The U.S. Food and Drug Administration announced Aug. 23 the first COVID-19 vaccine approval for the Pfizer-BioNTech COVID-19 vaccine. Moving forward, the vaccine will be marketed as Comirnaty, for the prevention of COVID-19 disease in individuals 16 years of age and older. The vaccine is still under emergency use authorization for individuals ages 12-15 and for the administration of a third dose in certain immunocompromised people, according to the FDA.

Comirnaty contains messenger RNA, which according to the FDA, is a kind of genetic material the body uses to make a copy of one of the proteins in the virus that causes COVID-19. For those who receive the vaccine, their immune system defends against the virus that causes COVID-19. An FDA study on Comirnaty found out of 22,000 people who received the vaccine and 22,000 people who received a placebo, approximately 91% of participants found it was effective in preventing COVID-19, according to the news release.

“Our scientific and medical experts conducted an incredibly thorough and thoughtful evaluation of this vaccine,” said Peter Marks, director of the FDA’s Center for Biologics Evaluation and Research, in a statement. “We evaluated scientific data and information included in hundreds of thousands of pages, conducted our own analyses of Comirnaty’s safety and effectiveness, and performed a detailed assessment of the manufacturing processes, including inspections of the manufacturing facilities.”

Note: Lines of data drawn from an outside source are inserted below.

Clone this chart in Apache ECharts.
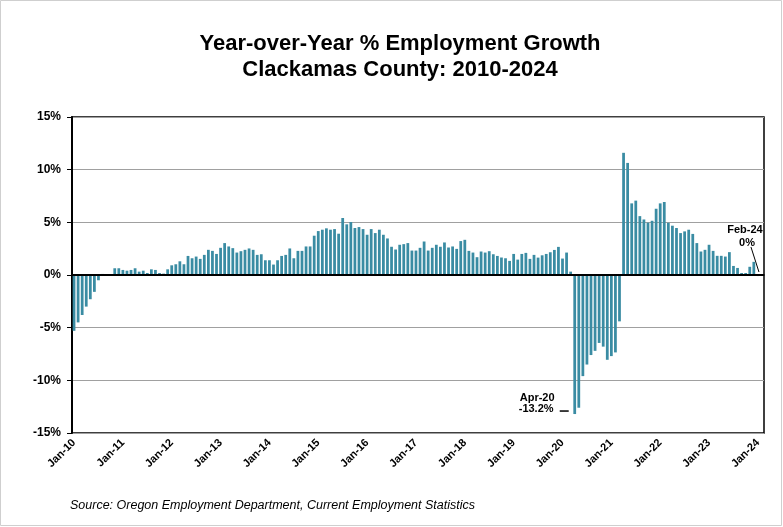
<!DOCTYPE html>
<html><head><meta charset="utf-8">
<script src="https://cdn.jsdelivr.net/npm/echarts@6/dist/echarts.min.js"></script>
<style>html,body{margin:0;padding:0;background:#fff}#c{width:783px;height:527px}</style>
</head><body><div id="c"></div>
<script>
// Monthly categories Jan-10 .. Feb-24
const months = ['Jan','Feb','Mar','Apr','May','Jun','Jul','Aug','Sep','Oct','Nov','Dec'];
const categories = [];
for (let y = 10; y <= 24; y++) {
  for (let m = 0; m < 12; m++) {
    if (y === 24 && m > 1) break;
    categories.push(months[m] + '-' + y);
  }
}
// Year-over-year % employment growth
const growth2010 = [-5.3,-4.5,-3.8,-3.0,-2.3,-1.6,-0.5,0.1,0.0,0.05,0.64,0.64];
const growth2011 = [0.48,0.41,0.48,0.64,0.32,0.41,0.19,0.54,0.48,0.19,0.13,0.54];
const growth2012 = [0.92,1.02,1.3,1.02,1.81,1.59,1.75,1.53,1.91,2.39,2.29,2.0];
const growth2013 = [2.58,3.03,2.71,2.55,2.13,2.26,2.39,2.52,2.39,1.91,1.97,1.4];
const growth2014 = [1.4,0.99,1.4,1.81,1.91,2.52,1.59,2.29,2.29,2.71,2.71,3.73];
const growth2015 = [4.17,4.3,4.43,4.3,4.36,3.92,5.41,4.81,5.03,4.46,4.55,4.36];
const growth2016 = [3.82,4.36,3.98,4.3,3.82,3.47,2.68,2.42,2.87,2.93,3.03,2.32];
const growth2017 = [2.32,2.58,3.18,2.32,2.58,2.87,2.68,3.09,2.61,2.71,2.48,3.22];
const growth2018 = [3.34,2.29,2.13,1.69,2.23,2.13,2.26,1.97,1.81,1.66,1.59,1.34];
const growth2019 = [2.0,1.46,2.0,2.1,1.53,1.91,1.65,1.87,2.0,2.16,2.38,2.67];
const growth2020 = [1.56,2.13,0.32,-13.2,-12.6,-9.6,-8.5,-7.6,-7.2,-6.45,-6.8,-8.05];
const growth2021 = [-7.7,-7.35,-4.4,11.6,10.64,6.8,7.06,5.59,5.27,4.97,5.15,6.29];
const growth2022 = [6.8,6.93,4.96,4.68,4.46,3.98,4.14,4.3,3.9,3.03,2.23,2.39];
const growth2023 = [2.87,2.29,1.82,1.82,1.75,2.17,0.86,0.67,0.19,0.19,0.78,1.25];
const growth2024 = [-0.1,0.0];
const values = [].concat(growth2010,growth2011,growth2012,growth2013,growth2014,growth2015,
  growth2016,growth2017,growth2018,growth2019,growth2020,growth2021,growth2022,growth2023,growth2024);
const yTicks = {min:-15, max:15, interval:5};

const FONT = '"Liberation Sans", Arial, sans-serif';
const chart = echarts.init(document.getElementById('c'), null, {renderer:'canvas'});
const option = {
  animation: false,
  backgroundColor: '#fff',
  grid: {left:72, right:19, top:117, bottom:94, show:true, borderColor:'#000', borderWidth:1.5, backgroundColor:'transparent'},
  xAxis: {
    type:'category', data: categories, boundaryGap:true,
    axisLine:{show:true, lineStyle:{color:'#000', width:1.5}},
    axisTick:{show:false},
    axisLabel:{interval:11, rotate:45, margin:8, color:'#000', fontWeight:'bold', fontSize:11, fontFamily:FONT},
    splitLine:{show:false}
  },
  yAxis: {
    type:'value', min:yTicks.min, max:yTicks.max, interval:yTicks.interval,
    axisLine:{show:true, lineStyle:{color:'#000', width:2}},
    axisTick:{show:true, inside:false, length:5, lineStyle:{color:'#000', width:1}},
    axisLabel:{formatter:'{value}%', margin:11, color:'#000', fontWeight:'bold', fontSize:12, fontFamily:FONT},
    splitLine:{show:true, lineStyle:{color:'#a0a0a0', width:1.2}}
  },
  series: [{
    type:'bar', data: values, barWidth:'68%',
    itemStyle:{color:'#3a8ca3'},
    markLine:{silent:true, symbol:'none', label:{show:false},
      lineStyle:{color:'#000', width:2.2, type:'solid'}, data:[{yAxis:0}]}
  }]
};
chart.setOption(option);

const apr = chart.convertToPixel({xAxisIndex:0, yAxisIndex:0}, ['Apr-20', -13.2]);
const feb = chart.convertToPixel({xAxisIndex:0, yAxisIndex:0}, ['Feb-24', 0]);
const bold11 = 'bold 11px ' + FONT;
chart.setOption({
  graphic: [
    {type:'text', x:400, y:44, style:{text:'Year-over-Year % Employment Growth', font:'bold 22px '+FONT, fill:'#000', textAlign:'center', textVerticalAlign:'middle'}},
    {type:'text', x:400, y:70, style:{text:'Clackamas County: 2010-2024', font:'bold 22px '+FONT, fill:'#000', textAlign:'center', textVerticalAlign:'middle'}},
    {type:'text', x:70, y:506, style:{text:'Source: Oregon Employment Department, Current Employment Statistics', font:'italic 12.5px '+FONT, fill:'#000', textAlign:'left', textVerticalAlign:'middle'}},
    {type:'text', x:apr[0]-55, y:apr[1]-16, style:{text:'Apr-20', font:bold11, fill:'#000', textAlign:'left', textVerticalAlign:'middle'}},
    {type:'text', x:apr[0]-56, y:apr[1]-5, style:{text:'-13.2%', font:bold11, fill:'#000', textAlign:'left', textVerticalAlign:'middle'}},
    {type:'line', shape:{x1:apr[0]-15, y1:apr[1]-3, x2:apr[0]-6, y2:apr[1]-3}, style:{stroke:'#000', lineWidth:1.5}},
    {type:'text', x:feb[0]-17, y:feb[1]-45, style:{text:'Feb-24', font:bold11, fill:'#000', textAlign:'center', textVerticalAlign:'middle'}},
    {type:'text', x:feb[0]-15, y:feb[1]-32, style:{text:'0%', font:bold11, fill:'#000', textAlign:'center', textVerticalAlign:'middle'}},
    {type:'line', shape:{x1:feb[0]-11, y1:feb[1]-28, x2:feb[0]-3, y2:feb[1]-3}, style:{stroke:'#000', lineWidth:1}},
    {type:'rect', shape:{x:0.5, y:0.5, width:781, height:525}, style:{fill:'none', stroke:'#cfcfcf', lineWidth:1}, silent:true}
  ]
});
</script></body></html>
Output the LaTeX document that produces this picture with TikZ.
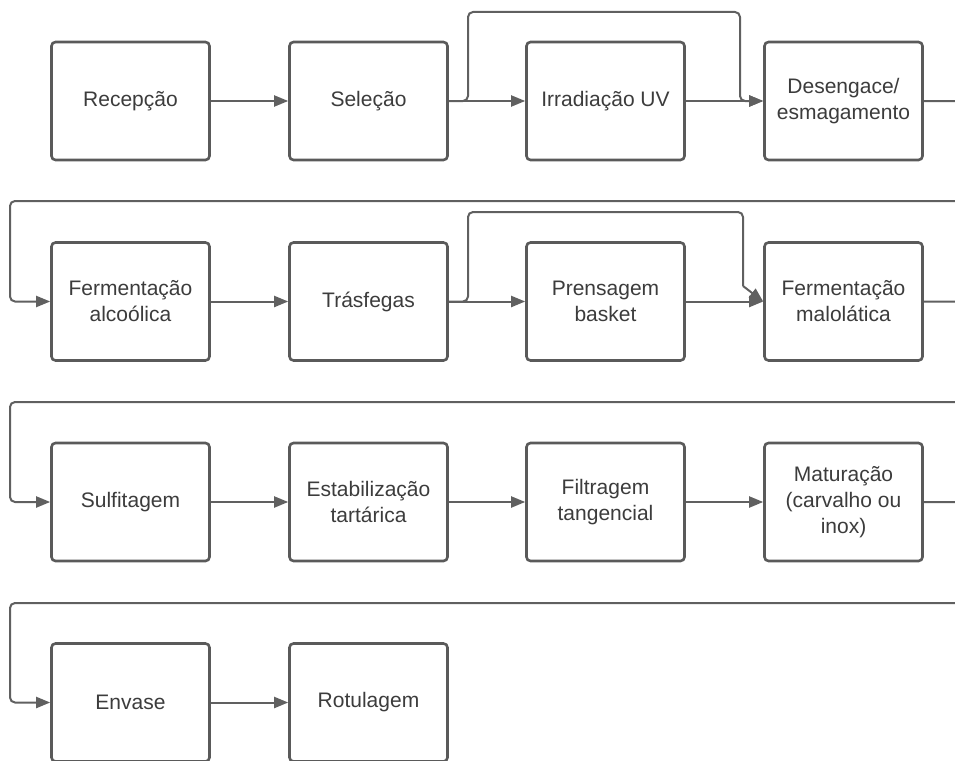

Acting FDA Commissioner Janet Woodcock said the approval may decrease hesitancy among individuals to get vaccinated, and she believes this milestone could shift the pandemic in a different direction.

Pfizer's vaccine has been under emergency use authorization for individuals 16 and older since Dec. 11 and has included ages 12-15 since May 10. Emergency use authorizations can be used by the FDA during public health emergencies to provide access to medical products that may be effective in preventing, diagnosing or treating a disease, provided that the FDA determines that the known and potential benefits of a product, when used to prevent, diagnose or treat the disease, outweigh the known and potential risks of the product, according to the FDA.

“While this and other vaccines have met the FDA’s rigorous, scientific standards for emergency use authorization, as the first FDA-approved COVID-19 vaccine, the public can be very confident that this vaccine meets the high standards for safety, effectiveness and manufacturing quality the FDA requires of an approved product,” Woodcock said.